↓
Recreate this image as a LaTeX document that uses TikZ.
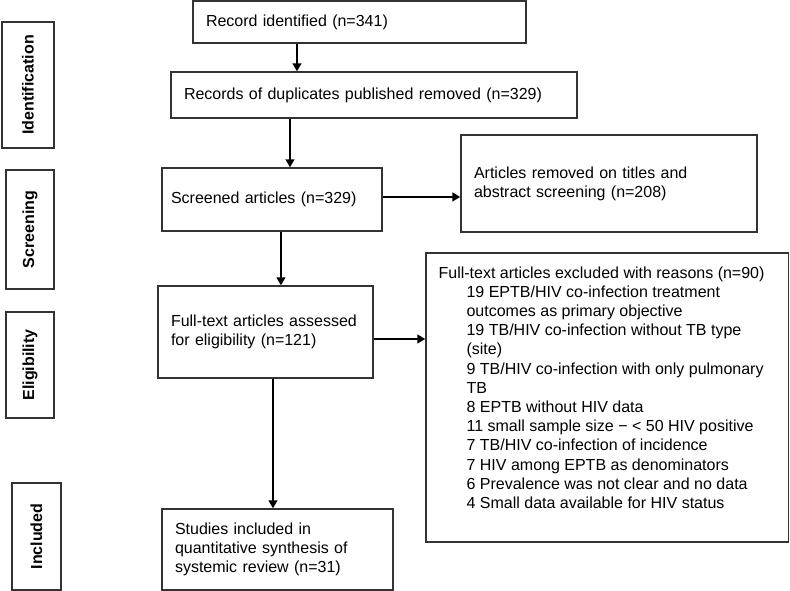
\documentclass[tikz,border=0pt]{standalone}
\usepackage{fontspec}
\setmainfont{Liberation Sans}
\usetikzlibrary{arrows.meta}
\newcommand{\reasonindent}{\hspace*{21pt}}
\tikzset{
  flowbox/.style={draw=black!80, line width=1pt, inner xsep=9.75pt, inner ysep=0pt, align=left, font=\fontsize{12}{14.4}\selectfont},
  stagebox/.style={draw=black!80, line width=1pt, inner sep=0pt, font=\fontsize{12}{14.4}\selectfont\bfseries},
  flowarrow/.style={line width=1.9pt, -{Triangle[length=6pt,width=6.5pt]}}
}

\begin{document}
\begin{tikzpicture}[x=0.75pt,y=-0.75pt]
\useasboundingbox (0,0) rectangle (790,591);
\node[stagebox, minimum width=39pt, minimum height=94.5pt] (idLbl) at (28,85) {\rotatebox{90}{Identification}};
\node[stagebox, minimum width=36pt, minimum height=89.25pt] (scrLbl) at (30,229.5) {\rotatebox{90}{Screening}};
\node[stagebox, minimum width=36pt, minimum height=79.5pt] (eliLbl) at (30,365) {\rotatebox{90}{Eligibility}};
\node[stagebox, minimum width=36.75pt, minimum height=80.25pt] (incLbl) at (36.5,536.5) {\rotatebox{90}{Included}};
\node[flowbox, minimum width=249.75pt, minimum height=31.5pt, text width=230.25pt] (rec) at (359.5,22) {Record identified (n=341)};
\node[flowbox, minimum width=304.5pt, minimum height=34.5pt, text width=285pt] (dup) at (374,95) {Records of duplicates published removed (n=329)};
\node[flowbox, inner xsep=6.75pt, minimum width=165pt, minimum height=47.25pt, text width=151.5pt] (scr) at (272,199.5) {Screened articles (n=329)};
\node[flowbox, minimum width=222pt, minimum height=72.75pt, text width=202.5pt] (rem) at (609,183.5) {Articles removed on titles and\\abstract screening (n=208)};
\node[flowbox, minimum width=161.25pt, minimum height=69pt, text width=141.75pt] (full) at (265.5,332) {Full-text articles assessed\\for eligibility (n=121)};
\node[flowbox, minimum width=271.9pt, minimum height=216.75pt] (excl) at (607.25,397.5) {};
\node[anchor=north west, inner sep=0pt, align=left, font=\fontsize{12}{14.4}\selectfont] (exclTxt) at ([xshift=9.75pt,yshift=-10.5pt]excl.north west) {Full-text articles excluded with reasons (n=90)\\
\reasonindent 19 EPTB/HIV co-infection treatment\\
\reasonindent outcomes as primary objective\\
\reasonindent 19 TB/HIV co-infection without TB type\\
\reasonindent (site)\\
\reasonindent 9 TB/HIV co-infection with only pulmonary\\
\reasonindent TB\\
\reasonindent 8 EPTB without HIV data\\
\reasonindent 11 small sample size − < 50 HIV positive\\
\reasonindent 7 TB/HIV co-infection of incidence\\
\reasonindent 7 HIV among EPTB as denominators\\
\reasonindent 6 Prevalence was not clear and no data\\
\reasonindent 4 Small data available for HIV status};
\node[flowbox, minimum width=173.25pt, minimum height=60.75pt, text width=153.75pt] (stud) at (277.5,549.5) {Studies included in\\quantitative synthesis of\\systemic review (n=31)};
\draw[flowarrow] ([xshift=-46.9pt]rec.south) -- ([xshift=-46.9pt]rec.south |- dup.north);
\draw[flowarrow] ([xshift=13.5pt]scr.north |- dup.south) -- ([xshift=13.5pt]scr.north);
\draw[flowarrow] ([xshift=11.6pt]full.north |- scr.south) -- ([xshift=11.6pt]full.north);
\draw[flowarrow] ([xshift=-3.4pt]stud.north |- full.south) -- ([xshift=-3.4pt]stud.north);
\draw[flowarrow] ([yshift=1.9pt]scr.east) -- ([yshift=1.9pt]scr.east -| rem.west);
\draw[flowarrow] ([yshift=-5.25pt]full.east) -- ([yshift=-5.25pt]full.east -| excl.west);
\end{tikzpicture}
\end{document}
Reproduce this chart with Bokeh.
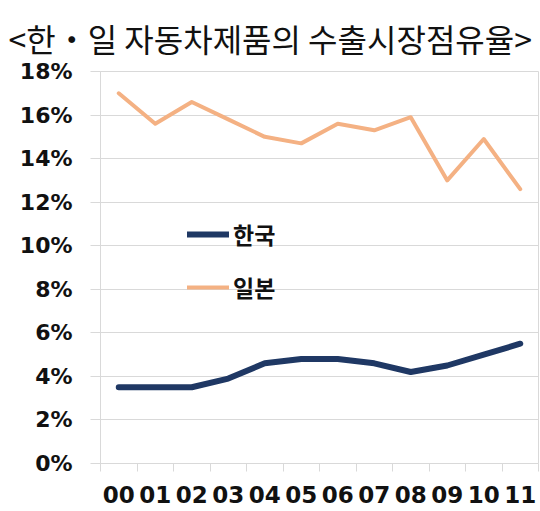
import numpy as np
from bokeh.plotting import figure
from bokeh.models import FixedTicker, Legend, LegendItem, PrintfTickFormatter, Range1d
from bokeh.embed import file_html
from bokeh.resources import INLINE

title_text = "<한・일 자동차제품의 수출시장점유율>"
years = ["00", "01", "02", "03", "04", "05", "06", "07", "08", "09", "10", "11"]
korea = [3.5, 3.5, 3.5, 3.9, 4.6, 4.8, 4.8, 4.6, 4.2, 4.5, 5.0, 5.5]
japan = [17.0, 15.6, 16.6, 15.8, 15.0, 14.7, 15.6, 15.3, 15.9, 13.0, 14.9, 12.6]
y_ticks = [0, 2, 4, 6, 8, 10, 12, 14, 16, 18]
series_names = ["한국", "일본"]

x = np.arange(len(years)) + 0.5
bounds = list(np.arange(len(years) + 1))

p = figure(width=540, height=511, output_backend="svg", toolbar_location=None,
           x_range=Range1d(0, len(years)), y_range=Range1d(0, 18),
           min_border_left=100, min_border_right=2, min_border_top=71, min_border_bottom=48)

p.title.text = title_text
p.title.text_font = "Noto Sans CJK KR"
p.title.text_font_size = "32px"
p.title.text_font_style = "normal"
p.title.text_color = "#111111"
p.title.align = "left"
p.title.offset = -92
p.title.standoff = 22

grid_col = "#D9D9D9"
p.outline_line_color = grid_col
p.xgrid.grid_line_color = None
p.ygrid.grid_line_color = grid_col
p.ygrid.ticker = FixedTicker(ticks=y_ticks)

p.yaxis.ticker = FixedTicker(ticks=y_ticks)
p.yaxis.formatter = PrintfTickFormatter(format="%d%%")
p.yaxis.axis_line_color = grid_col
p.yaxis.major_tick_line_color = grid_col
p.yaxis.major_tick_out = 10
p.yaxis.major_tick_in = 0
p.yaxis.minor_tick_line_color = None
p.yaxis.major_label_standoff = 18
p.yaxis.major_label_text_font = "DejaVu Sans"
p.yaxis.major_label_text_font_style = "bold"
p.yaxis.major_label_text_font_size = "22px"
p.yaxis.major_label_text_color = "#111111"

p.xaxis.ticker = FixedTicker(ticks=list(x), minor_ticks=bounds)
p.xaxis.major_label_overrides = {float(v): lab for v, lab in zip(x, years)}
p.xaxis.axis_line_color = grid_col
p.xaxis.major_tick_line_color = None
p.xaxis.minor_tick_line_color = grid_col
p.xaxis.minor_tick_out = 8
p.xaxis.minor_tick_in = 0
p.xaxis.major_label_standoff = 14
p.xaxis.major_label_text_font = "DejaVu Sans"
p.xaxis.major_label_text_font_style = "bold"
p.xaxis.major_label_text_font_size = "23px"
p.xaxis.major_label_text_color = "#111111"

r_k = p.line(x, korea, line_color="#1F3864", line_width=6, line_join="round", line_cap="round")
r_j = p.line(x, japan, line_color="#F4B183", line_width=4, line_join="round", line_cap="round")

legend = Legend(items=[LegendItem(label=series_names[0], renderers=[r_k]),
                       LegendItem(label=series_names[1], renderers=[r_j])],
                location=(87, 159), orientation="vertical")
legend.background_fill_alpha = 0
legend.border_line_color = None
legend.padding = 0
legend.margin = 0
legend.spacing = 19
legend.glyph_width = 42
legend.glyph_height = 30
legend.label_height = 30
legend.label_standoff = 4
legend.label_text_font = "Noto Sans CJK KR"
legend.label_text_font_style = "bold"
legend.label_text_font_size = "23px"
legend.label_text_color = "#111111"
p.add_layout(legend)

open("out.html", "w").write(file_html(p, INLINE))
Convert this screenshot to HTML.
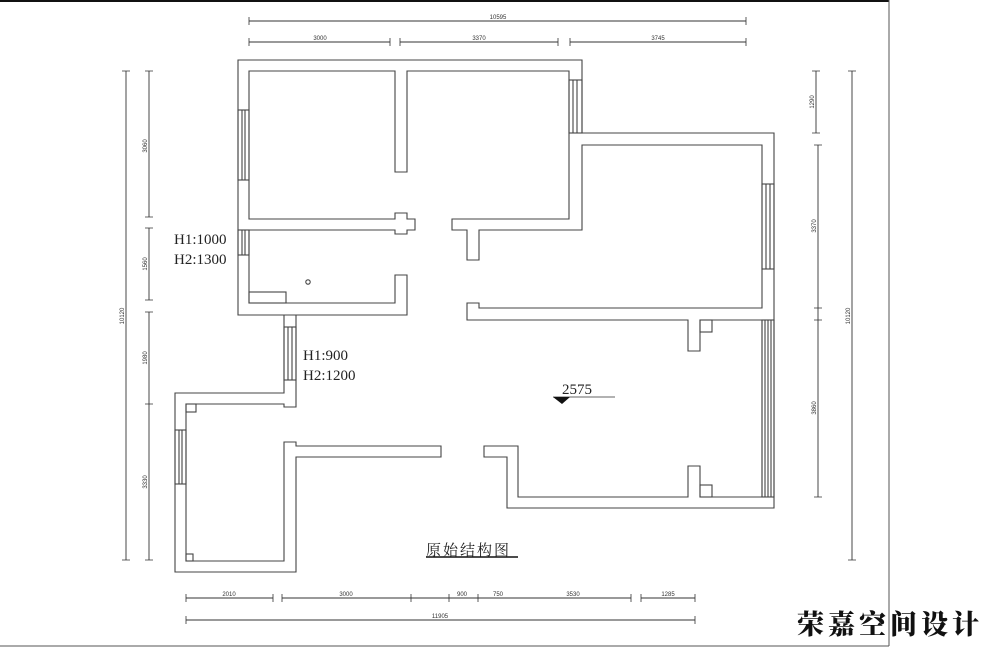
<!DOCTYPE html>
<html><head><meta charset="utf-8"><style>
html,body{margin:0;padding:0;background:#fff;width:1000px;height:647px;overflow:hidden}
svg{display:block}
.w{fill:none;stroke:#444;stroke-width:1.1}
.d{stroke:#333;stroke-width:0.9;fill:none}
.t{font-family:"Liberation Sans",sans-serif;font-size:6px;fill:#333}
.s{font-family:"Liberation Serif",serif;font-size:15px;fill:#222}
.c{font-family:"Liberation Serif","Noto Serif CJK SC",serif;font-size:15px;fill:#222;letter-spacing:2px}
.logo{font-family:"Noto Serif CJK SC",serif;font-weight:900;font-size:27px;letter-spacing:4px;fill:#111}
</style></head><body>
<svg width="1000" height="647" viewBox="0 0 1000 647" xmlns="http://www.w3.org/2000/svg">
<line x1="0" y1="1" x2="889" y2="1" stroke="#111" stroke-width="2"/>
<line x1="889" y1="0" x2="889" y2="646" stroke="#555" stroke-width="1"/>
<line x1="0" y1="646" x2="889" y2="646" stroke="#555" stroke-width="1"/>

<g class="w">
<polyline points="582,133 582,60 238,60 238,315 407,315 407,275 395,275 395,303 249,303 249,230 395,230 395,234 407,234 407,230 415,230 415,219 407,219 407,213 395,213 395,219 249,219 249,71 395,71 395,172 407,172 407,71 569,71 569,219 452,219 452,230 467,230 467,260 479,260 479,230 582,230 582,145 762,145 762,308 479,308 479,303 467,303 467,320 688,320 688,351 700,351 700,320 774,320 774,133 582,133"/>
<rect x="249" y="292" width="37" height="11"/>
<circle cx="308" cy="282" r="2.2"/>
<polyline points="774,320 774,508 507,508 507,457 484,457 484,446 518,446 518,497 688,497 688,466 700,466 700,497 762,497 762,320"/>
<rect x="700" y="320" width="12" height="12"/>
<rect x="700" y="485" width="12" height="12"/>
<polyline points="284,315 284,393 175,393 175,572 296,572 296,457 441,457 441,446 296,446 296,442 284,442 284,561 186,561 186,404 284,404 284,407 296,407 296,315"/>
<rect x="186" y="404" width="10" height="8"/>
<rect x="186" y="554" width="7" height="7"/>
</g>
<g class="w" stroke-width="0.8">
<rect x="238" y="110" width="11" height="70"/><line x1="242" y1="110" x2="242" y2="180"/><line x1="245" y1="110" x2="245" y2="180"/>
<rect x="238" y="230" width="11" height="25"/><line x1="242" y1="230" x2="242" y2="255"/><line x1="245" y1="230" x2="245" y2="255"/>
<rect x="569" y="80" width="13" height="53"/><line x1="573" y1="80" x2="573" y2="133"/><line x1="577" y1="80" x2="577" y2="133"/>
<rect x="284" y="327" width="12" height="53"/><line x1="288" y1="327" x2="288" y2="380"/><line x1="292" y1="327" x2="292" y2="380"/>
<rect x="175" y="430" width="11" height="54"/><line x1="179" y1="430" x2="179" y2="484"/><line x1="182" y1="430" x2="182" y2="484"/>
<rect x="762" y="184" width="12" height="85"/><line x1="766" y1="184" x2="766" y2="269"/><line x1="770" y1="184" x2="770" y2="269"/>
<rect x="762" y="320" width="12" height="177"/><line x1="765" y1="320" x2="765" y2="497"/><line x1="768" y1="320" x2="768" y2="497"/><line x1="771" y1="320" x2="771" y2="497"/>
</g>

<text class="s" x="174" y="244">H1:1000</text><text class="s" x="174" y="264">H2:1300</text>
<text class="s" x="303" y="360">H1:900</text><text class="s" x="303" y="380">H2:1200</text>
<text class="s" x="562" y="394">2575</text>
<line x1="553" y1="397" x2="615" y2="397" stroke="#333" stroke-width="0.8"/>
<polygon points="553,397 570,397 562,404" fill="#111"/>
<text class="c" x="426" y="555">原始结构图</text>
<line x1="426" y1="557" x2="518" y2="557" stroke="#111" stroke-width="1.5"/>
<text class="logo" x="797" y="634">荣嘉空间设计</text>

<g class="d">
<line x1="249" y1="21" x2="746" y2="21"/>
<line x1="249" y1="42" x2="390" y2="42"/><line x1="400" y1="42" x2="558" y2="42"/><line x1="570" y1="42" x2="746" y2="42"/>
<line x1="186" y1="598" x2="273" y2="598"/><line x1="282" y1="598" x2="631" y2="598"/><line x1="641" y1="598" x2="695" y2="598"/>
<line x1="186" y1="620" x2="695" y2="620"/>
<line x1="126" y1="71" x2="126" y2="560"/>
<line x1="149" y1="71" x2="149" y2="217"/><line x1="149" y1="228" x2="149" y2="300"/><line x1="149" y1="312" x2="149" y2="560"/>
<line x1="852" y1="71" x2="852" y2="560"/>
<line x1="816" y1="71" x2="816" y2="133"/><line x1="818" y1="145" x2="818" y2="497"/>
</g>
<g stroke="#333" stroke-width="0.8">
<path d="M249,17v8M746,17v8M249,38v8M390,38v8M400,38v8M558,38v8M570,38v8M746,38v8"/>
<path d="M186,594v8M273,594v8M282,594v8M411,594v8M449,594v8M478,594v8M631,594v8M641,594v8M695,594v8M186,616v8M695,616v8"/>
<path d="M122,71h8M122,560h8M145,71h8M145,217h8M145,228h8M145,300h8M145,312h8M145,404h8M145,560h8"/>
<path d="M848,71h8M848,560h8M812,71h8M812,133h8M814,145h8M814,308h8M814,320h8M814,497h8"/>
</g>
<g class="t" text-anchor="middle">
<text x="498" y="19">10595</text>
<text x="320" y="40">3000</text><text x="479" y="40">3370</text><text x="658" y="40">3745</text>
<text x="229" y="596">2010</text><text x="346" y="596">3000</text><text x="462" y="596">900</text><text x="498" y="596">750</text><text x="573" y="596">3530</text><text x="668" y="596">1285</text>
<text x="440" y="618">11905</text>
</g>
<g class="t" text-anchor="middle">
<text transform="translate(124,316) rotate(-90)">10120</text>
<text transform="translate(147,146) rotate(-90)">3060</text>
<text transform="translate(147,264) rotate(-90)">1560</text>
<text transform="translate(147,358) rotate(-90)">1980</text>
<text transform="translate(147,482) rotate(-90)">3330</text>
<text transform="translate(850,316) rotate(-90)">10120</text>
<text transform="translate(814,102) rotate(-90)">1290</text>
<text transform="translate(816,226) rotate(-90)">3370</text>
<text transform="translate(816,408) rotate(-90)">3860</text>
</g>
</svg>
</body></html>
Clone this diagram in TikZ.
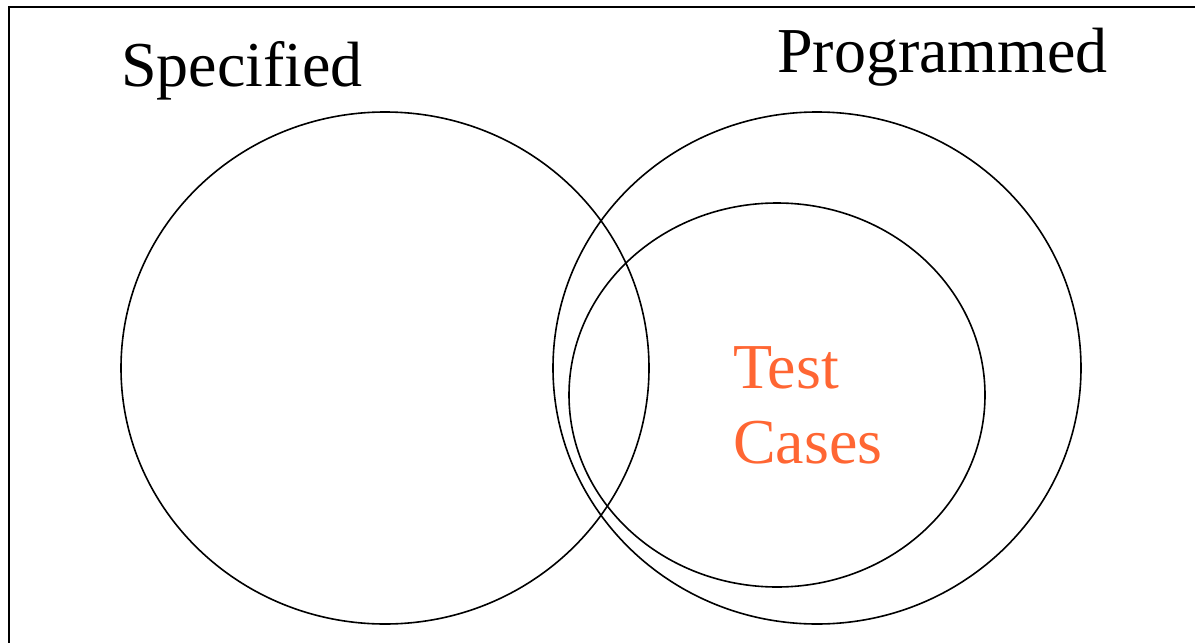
↑
_INSTRUCTIONS TO FOLLOW_: Locate the word "this" in the records and collect each line it appears in.

_THE ANSWER_:
Recreate this image as a LaTeX document that uses TikZ.
Reproduce this chart with Bokeh.
Convert this screenshot to HTML.
Clone this diagram in TikZ.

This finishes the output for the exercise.